GOAL OF THE EXERCISE:
A single run of lines is to be printed exactly: starting at the line with "Write the pgfplots code for this chart." and ending at the line with "(axsw) at (142,82);", both included. Leave the pictures out.

INPUT DATA:
---*---

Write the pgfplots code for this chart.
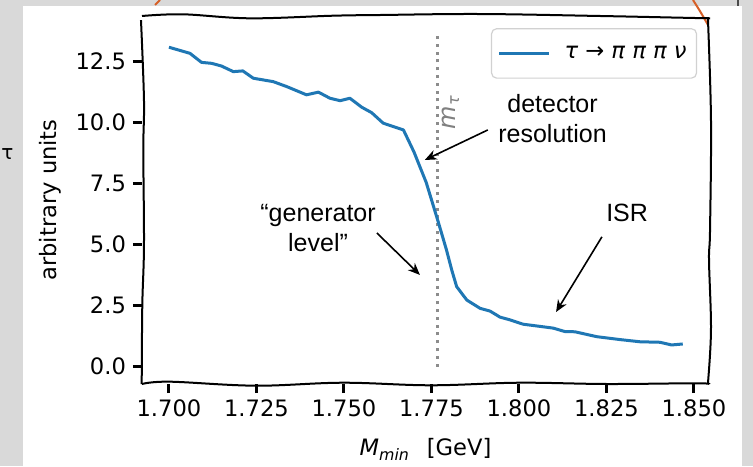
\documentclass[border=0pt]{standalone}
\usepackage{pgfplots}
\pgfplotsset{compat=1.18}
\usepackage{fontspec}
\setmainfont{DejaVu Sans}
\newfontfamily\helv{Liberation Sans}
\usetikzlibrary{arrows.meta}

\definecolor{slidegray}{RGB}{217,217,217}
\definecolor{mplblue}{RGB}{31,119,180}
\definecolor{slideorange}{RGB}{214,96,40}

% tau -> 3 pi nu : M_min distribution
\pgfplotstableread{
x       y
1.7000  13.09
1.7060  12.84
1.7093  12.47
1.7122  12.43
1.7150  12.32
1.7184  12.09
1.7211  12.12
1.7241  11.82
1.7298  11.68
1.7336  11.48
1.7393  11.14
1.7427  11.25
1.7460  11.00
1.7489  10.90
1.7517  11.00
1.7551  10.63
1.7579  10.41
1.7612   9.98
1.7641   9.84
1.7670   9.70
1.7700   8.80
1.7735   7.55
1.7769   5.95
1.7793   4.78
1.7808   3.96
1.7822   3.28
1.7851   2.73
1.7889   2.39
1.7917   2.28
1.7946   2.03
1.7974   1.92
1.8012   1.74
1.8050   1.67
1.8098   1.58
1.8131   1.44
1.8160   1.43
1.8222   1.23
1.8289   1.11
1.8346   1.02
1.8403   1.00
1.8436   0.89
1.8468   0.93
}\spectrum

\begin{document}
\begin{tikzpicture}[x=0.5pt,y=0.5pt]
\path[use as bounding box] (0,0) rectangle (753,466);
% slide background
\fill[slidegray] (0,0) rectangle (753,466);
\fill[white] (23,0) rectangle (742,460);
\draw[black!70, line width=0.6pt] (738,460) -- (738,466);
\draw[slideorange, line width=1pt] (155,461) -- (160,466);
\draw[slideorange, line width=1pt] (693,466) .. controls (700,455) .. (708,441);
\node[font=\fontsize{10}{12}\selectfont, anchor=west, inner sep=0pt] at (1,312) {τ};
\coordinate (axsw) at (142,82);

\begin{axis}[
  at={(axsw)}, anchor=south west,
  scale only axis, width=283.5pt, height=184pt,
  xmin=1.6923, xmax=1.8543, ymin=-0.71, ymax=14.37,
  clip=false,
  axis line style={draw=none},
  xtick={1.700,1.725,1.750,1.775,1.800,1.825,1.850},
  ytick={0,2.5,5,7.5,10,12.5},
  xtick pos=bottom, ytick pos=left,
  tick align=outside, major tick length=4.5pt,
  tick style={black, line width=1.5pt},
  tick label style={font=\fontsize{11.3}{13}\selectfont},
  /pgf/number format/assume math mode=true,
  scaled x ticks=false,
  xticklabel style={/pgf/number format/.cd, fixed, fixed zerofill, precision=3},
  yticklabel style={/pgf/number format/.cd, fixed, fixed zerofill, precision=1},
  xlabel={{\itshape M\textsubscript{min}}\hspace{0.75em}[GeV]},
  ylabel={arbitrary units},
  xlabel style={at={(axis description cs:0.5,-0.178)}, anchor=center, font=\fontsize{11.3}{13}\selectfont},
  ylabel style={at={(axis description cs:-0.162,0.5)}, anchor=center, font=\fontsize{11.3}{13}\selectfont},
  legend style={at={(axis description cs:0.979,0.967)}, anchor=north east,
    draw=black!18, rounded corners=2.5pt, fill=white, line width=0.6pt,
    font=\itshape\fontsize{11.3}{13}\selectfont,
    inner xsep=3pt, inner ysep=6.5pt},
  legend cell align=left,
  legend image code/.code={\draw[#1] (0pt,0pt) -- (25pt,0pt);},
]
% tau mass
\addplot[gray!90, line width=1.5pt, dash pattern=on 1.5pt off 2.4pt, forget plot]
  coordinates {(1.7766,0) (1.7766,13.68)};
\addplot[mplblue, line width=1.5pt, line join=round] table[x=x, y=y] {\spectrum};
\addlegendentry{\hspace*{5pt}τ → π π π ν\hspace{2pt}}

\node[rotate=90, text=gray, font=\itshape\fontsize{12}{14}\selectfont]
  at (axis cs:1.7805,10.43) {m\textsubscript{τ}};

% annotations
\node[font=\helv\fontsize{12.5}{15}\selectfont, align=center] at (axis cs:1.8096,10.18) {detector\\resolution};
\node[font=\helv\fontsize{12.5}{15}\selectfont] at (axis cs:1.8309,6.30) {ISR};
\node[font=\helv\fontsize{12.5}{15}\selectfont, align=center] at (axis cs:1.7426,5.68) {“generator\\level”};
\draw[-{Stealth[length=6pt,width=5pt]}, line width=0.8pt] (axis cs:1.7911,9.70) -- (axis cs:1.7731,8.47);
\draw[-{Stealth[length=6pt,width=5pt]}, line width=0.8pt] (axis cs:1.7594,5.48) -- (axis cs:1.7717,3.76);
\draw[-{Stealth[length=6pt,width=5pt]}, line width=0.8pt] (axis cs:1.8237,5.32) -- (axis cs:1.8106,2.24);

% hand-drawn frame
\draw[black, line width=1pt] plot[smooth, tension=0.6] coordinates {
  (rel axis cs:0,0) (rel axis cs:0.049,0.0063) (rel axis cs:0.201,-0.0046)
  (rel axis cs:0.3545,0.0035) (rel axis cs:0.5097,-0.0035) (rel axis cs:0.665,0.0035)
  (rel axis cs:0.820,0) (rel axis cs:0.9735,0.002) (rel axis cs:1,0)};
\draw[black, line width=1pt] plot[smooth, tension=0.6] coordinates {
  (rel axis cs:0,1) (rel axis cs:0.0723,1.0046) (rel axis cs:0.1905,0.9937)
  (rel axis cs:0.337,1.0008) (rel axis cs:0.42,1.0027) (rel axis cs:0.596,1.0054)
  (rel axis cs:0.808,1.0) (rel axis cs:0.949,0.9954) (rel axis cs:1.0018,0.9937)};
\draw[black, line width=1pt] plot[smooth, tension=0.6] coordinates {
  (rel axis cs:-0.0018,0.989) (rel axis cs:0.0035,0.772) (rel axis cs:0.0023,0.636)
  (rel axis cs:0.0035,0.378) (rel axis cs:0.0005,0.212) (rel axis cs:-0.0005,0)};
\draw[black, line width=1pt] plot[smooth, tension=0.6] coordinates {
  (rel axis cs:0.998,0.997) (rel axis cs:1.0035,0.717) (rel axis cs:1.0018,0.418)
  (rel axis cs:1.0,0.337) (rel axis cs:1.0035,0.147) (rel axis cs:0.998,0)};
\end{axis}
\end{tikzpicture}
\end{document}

---*---

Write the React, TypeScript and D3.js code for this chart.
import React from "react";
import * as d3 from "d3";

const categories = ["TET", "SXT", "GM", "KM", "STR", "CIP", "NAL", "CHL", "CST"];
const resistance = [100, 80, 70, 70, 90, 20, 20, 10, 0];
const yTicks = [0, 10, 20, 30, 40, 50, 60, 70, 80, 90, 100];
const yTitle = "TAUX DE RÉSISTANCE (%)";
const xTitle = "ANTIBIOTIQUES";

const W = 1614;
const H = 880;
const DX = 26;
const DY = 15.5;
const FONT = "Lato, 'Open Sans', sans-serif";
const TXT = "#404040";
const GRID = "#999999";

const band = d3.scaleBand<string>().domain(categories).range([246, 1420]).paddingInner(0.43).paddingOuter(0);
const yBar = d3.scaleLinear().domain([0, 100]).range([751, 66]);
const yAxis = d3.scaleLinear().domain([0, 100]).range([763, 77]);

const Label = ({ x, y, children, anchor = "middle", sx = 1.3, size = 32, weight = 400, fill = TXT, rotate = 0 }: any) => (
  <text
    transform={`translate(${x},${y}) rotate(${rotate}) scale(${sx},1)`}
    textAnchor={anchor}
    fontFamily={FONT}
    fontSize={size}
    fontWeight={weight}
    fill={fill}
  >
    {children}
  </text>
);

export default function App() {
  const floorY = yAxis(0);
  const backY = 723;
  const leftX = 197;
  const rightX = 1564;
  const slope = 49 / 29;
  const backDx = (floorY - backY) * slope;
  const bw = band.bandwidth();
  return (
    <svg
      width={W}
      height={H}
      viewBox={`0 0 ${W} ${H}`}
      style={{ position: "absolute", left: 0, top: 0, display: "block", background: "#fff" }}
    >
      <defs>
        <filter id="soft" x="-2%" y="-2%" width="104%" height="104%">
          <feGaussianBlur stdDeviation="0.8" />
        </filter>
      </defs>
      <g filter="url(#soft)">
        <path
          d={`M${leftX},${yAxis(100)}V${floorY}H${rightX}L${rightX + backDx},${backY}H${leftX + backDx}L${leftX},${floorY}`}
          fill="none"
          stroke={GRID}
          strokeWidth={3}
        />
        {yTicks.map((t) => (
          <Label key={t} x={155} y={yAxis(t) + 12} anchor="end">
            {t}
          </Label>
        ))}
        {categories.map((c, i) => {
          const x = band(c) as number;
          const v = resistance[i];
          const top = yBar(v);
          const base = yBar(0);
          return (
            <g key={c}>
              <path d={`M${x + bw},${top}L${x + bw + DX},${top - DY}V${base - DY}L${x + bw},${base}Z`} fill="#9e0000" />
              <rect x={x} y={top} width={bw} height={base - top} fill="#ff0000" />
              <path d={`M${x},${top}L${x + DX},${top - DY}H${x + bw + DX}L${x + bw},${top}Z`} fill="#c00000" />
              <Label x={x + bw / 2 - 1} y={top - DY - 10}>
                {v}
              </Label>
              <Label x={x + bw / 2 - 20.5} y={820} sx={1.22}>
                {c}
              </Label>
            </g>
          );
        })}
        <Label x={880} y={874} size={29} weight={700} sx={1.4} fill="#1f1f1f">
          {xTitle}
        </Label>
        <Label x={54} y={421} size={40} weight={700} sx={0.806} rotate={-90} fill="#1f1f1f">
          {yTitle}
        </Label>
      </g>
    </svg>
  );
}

---*---

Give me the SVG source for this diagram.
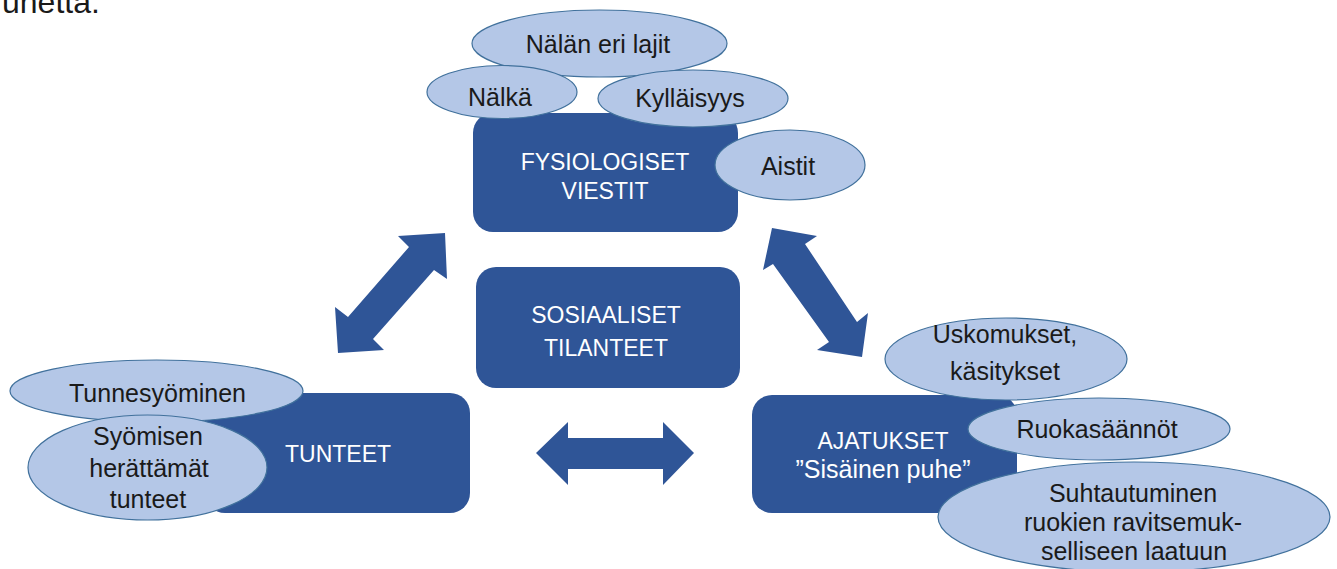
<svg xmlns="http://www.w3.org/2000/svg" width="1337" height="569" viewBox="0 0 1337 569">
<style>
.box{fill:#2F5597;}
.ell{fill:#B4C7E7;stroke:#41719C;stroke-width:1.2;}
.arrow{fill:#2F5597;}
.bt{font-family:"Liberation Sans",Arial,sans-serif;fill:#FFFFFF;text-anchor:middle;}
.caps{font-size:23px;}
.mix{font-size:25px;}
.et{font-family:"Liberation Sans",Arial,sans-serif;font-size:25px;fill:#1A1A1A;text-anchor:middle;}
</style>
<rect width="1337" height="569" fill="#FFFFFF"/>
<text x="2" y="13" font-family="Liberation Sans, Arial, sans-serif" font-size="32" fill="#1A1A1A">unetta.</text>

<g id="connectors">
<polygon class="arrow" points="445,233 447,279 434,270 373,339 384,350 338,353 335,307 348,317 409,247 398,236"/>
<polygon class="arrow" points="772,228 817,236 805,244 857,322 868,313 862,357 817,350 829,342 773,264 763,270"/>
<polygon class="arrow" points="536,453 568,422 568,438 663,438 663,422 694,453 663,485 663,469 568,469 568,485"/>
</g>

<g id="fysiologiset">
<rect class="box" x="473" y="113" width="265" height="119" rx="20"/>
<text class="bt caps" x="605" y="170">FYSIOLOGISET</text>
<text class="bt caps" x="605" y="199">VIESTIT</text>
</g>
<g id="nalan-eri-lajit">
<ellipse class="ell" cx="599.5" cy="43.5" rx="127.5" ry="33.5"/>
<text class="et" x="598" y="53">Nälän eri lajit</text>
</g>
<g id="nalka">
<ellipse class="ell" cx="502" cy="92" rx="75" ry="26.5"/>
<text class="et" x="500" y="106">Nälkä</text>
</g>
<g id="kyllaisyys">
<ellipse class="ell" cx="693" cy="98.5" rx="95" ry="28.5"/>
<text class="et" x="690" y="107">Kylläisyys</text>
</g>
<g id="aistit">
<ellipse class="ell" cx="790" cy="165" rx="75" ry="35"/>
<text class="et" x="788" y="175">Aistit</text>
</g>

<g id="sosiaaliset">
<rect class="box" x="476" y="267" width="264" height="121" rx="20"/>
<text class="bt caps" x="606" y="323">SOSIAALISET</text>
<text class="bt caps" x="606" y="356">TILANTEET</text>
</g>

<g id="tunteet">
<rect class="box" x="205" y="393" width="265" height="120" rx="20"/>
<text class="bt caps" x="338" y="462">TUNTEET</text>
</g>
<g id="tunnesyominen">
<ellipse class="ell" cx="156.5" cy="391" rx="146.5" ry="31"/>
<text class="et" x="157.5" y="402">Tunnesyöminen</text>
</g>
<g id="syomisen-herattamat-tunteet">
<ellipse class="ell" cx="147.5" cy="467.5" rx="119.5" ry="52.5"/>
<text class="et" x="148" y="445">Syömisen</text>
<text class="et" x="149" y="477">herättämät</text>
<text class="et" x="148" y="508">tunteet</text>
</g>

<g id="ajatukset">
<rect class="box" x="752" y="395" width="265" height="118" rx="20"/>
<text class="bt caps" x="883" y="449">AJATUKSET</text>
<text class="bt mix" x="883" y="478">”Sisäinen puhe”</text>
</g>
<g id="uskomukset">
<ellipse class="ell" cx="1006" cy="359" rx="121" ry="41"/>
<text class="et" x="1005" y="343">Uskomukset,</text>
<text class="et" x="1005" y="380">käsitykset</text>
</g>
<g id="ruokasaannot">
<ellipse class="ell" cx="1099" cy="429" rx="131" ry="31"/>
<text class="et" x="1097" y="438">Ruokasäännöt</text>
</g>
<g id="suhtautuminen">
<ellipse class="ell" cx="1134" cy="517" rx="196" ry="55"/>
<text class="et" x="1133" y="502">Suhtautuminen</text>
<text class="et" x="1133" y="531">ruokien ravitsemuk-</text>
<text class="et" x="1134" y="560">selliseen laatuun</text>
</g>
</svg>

---*---

RESPONSE:
Write the pgfplots code for this chart.
\documentclass[border=0pt]{standalone}
\usepackage{pgfplots}
\pgfplotsset{compat=1.18}
\usepackage{fontspec}
\setmainfont{DejaVu Sans}
\newfontfamily\helv{Liberation Sans}
\usetikzlibrary{arrows.meta}

\definecolor{slidegray}{RGB}{217,217,217}
\definecolor{mplblue}{RGB}{31,119,180}
\definecolor{slideorange}{RGB}{214,96,40}

% tau -> 3 pi nu : M_min distribution
\pgfplotstableread{
x       y
1.7000  13.09
1.7060  12.84
1.7093  12.47
1.7122  12.43
1.7150  12.32
1.7184  12.09
1.7211  12.12
1.7241  11.82
1.7298  11.68
1.7336  11.48
1.7393  11.14
1.7427  11.25
1.7460  11.00
1.7489  10.90
1.7517  11.00
1.7551  10.63
1.7579  10.41
1.7612   9.98
1.7641   9.84
1.7670   9.70
1.7700   8.80
1.7735   7.55
1.7769   5.95
1.7793   4.78
1.7808   3.96
1.7822   3.28
1.7851   2.73
1.7889   2.39
1.7917   2.28
1.7946   2.03
1.7974   1.92
1.8012   1.74
1.8050   1.67
1.8098   1.58
1.8131   1.44
1.8160   1.43
1.8222   1.23
1.8289   1.11
1.8346   1.02
1.8403   1.00
1.8436   0.89
1.8468   0.93
}\spectrum

\begin{document}
\begin{tikzpicture}[x=0.5pt,y=0.5pt]
\path[use as bounding box] (0,0) rectangle (753,466);
% slide background
\fill[slidegray] (0,0) rectangle (753,466);
\fill[white] (23,0) rectangle (742,460);
\draw[black!70, line width=0.6pt] (738,460) -- (738,466);
\draw[slideorange, line width=1pt] (155,461) -- (160,466);
\draw[slideorange, line width=1pt] (693,466) .. controls (700,455) .. (708,441);
\node[font=\fontsize{10}{12}\selectfont, anchor=west, inner sep=0pt] at (1,312) {τ};
\coordinate (axsw) at (142,82);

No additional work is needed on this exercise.